Juros elevados, crédito restrito e efeitos ainda sentidos da pandemia prejudicam o país
O ambiente corporativo brasileiro enfrenta uma combinação difícil: juros elevados, crédito restrito e efeitos ainda sentidos da pandemia. Esses fatores têm levado um número crescente de companhias a recorrer à recuperação judicial. Segundo a Federação do Comércio de Bens, Serviços e Turismo do Estado de São Paulo (FecomercioSP), apenas em 2024 os pedidos aumentaram mais de 60%.
Um estudo do Monitor RGF mostrou o impacto desse movimento: quase 30% das empresas que concluíram processos de recuperação judicial no segundo semestre de 2025 acabaram falindo.
Entrada tardia no processo de recuperação judicial
Para Fernando Canutto, sócio do escritório Godke Advogados e especialista em Direito Empresarial, muitas companhias recorrem ao instrumento quando já não existe chance real de sobrevivência. “Por desconhecimento, teimosia de seus gestores e medo do estigma associado à recuperação judicial, empresas ingressam com o pedido quando já perderam liquidez, ativos estratégicos ou credibilidade no mercado, ou seja, quando o negócio já se tornou irrecuperável”, afirmou.
Ele lembra que a recuperação judicial foi criada para empresas viáveis, mas que atravessam crises temporárias. “Quando a entrada ocorre de forma tardia, o processo acaba funcionando mais como um rito pré-falimentar do que como uma verdadeira oportunidade de reorganização”, acrescentou
O cenário econômico
A legislação brasileira (Lei 11.101/2005, atualizada em 2020) prevê instrumentos para renegociar dívidas, manter a atividade econômica e estimular acordos com credores. Ainda assim, Canutto alerta que o contexto econômico pesa tanto quanto a lei no resultado desses processos.

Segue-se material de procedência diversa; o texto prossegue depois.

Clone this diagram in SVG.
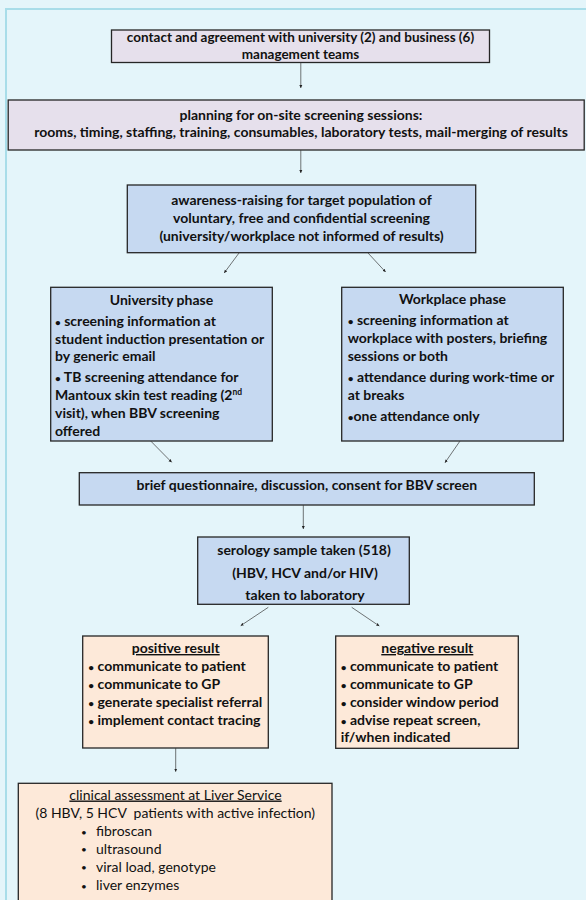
<svg xmlns="http://www.w3.org/2000/svg" width="586" height="900" viewBox="0 0 586 900">
<defs>
<style>
.bg{fill:#e4f5fa}
.frame{fill:none;stroke:#a8dde9;stroke-width:2}
.box{stroke:#262626;stroke-width:1.3}
.lav{fill:#e6e0ec}
.blue{fill:#c6d9f1}
.peach{fill:#fde9d9}
text{font-family:Lato,"Liberation Sans",sans-serif;font-size:14px;fill:#111}
.b{font-weight:bold}
.r{font-weight:normal}
.c{text-anchor:middle}
.u{text-decoration:underline}
.d{font-size:10px}
.s{font-size:13.5px}
.conn line{stroke:#3a3a3a;stroke-width:0.7;marker-end:url(#ah)}
</style>
<marker id="ah" markerUnits="userSpaceOnUse" markerWidth="4" markerHeight="4" refX="3" refY="2" orient="auto">
<path d="M0,0.5 L3,2 L0,3.5 Z" fill="#222"/>
</marker>
</defs>
<rect class="bg" x="0" y="0" width="586" height="900"/>
<rect class="frame" x="6" y="9" width="700" height="1000"/>

<g id="n1">
<rect class="box lav" x="111.5" y="30" width="378" height="32.5"/>
<text class="b c s" x="300.5" y="42.2">contact and agreement with university (2) and business (6)</text>
<text class="b c s" x="300.5" y="58.6">management teams</text>
</g>

<g id="n2">
<rect class="box lav" x="8.2" y="100" width="576" height="50"/>
<text class="b c" x="301" y="119.5">planning for on-site screening sessions:</text>
<text class="b c" x="301" y="137">rooms, timing, staffing, training, consumables, laboratory tests, mail-merging of results</text>
</g>

<g id="n3">
<rect class="box blue" x="127.3" y="185" width="348.4" height="67.7"/>
<text class="b c" x="301.5" y="204.5">awareness-raising for target population of</text>
<text class="b c" x="301.5" y="222.5">voluntary, free and confidential screening</text>
<text class="b c" x="301.5" y="240.5">(university/workplace not informed of results)</text>
</g>

<g id="n4">
<rect class="box blue" x="50.7" y="287.3" width="221.6" height="153.7"/>
<text class="b c" x="161.5" y="304.5">University phase</text>
<text class="b" x="55" y="325.5"><tspan class="d">•</tspan> screening information at</text>
<text class="b" x="55" y="343.5">student induction presentation or</text>
<text class="b" x="55" y="361">by generic email</text>
<text class="b" x="55" y="382"><tspan class="d">•</tspan> TB screening attendance for</text>
<text class="b" x="55" y="400">Mantoux skin test reading (2<tspan font-size="8.5" dy="-5.5">nd</tspan></text>
<text class="b" x="55" y="417.7">visit), when BBV screening</text>
<text class="b" x="55" y="435.5">offered</text>
</g>

<g id="n5">
<rect class="box blue" x="341.7" y="287.3" width="221.6" height="153.7"/>
<text class="b c" x="452.5" y="304">Workplace phase</text>
<text class="b" x="347.7" y="325"><tspan class="d">•</tspan> screening information at</text>
<text class="b" x="347.7" y="342.7">workplace with posters, briefing</text>
<text class="b" x="347.7" y="360.5">sessions or both</text>
<text class="b" x="347.7" y="381.7"><tspan class="d">•</tspan> attendance during work-time or</text>
<text class="b" x="347.7" y="399.5">at breaks</text>
<text class="b" x="347.7" y="420.5"><tspan class="d">•</tspan>one attendance only</text>
</g>

<g id="n6">
<rect class="box blue" x="79.3" y="472.7" width="455" height="32.3"/>
<text class="b c" x="306.8" y="489.5">brief questionnaire, discussion, consent for BBV screen</text>
</g>

<g id="n7">
<rect class="box blue" x="197.7" y="537" width="211.6" height="67.3"/>
<text class="b c" x="304" y="555">serology sample taken (518)</text>
<text class="b c" x="305" y="578">(HBV, HCV and/or HIV)</text>
<text class="b c" x="305" y="600">taken to laboratory</text>
</g>

<g id="n8">
<rect class="box peach" x="82.7" y="636" width="185.6" height="112"/>
<text class="b c u" x="175.7" y="653">positive result</text>
<text class="b" x="88.3" y="671"><tspan class="d">•</tspan> communicate to patient</text>
<text class="b" x="88.3" y="688.7"><tspan class="d">•</tspan> communicate to GP</text>
<text class="b" x="88.3" y="707"><tspan class="d">•</tspan> generate specialist referral</text>
<text class="b" x="88.3" y="725"><tspan class="d">•</tspan> implement contact tracing</text>
</g>

<g id="n9">
<rect class="box peach" x="335.7" y="636" width="182.6" height="112.3"/>
<text class="b c u" x="427.3" y="653">negative result</text>
<text class="b" x="340.7" y="671"><tspan class="d">•</tspan> communicate to patient</text>
<text class="b" x="340.7" y="688.7"><tspan class="d">•</tspan> communicate to GP</text>
<text class="b" x="340.7" y="706.7"><tspan class="d">•</tspan> consider window period</text>
<text class="b" x="340.7" y="725"><tspan class="d">•</tspan> advise repeat screen,</text>
<text class="b" x="340.7" y="742">if/when indicated</text>
</g>

<g id="n10">
<rect class="box peach" x="18.3" y="783.3" width="313.7" height="130"/>
<text class="r c u" x="175.5" y="799.5">clinical assessment at Liver Service</text>
<text class="r c" x="175.3" y="817.7" xml:space="preserve">(8 HBV, 5 HCV  patients with active infection)</text>
<text class="r d" x="81" y="835.5">•</text>
<text class="r" x="96" y="836">fibroscan</text>
<text class="r d" x="81" y="853.2">•</text>
<text class="r" x="96" y="853.7">ultrasound</text>
<text class="r d" x="81" y="871.2">•</text>
<text class="r" x="96" y="871.7">viral load, genotype</text>
<text class="r d" x="81" y="889.5">•</text>
<text class="r" x="96" y="890">liver enzymes</text>
</g>

<g id="connectors" class="conn">
<line x1="300.8" y1="62.5" x2="300.8" y2="88"/>
<line x1="300.8" y1="150" x2="300.8" y2="173"/>
<line x1="239" y1="253" x2="224.2" y2="273"/>
<line x1="368" y1="253" x2="385.6" y2="272"/>
<line x1="150.7" y1="441" x2="171.7" y2="462.3"/>
<line x1="460" y1="441" x2="445" y2="462.7"/>
<line x1="303.3" y1="505" x2="303.3" y2="529"/>
<line x1="268.3" y1="607.3" x2="240.7" y2="625.7"/>
<line x1="351.7" y1="607.3" x2="379.3" y2="626"/>
<line x1="175.7" y1="748" x2="175.7" y2="771.7"/>
</g>
</svg>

“O problema é que, em períodos de juros altos, crédito restrito, retração do consumo ou aumento de custos, turbulência internacional e desconfiança quanto à capacidade governamental de aplacar, ou, até mesmo, deixar de corroborar com o aumento da crise, as empresas com os planos mais bem estruturados encontram dificuldades para cumprir suas obrigações”, observou o advogado. “Ou seja, a legislação fornece a ferramenta, mas o ambiente econômico é decisivo para o sucesso ou fracasso da recuperação.”
Em um contexto como esse, a economia simplesmente para. Não por acaso, o mercado espera um último trimestre extremamente complicado. Em julho, a casa de análise econômica BCA Research publicou um relatório com um título indicativo “Brasil: não vale o risco”, no qual prevê uma recessão até dezembro de 2025.
“Esse cenário revela um problema estrutural profundo da economia brasileira. O governo deveria olhar isso com mais cuidado”, afirma a Oeste Thiago Freitas, assessor econômico da FecomercioSP. “Existe uma crise silenciosa, que não ganha espaço no debate político, de falências de empresas brasileiras, principalmente de pequenas e médias. Inadimplência histórica, endividamento crescente e pedidos recordes de recuperação judicial estão marcando o retrato do setor empresarial brasileiro.”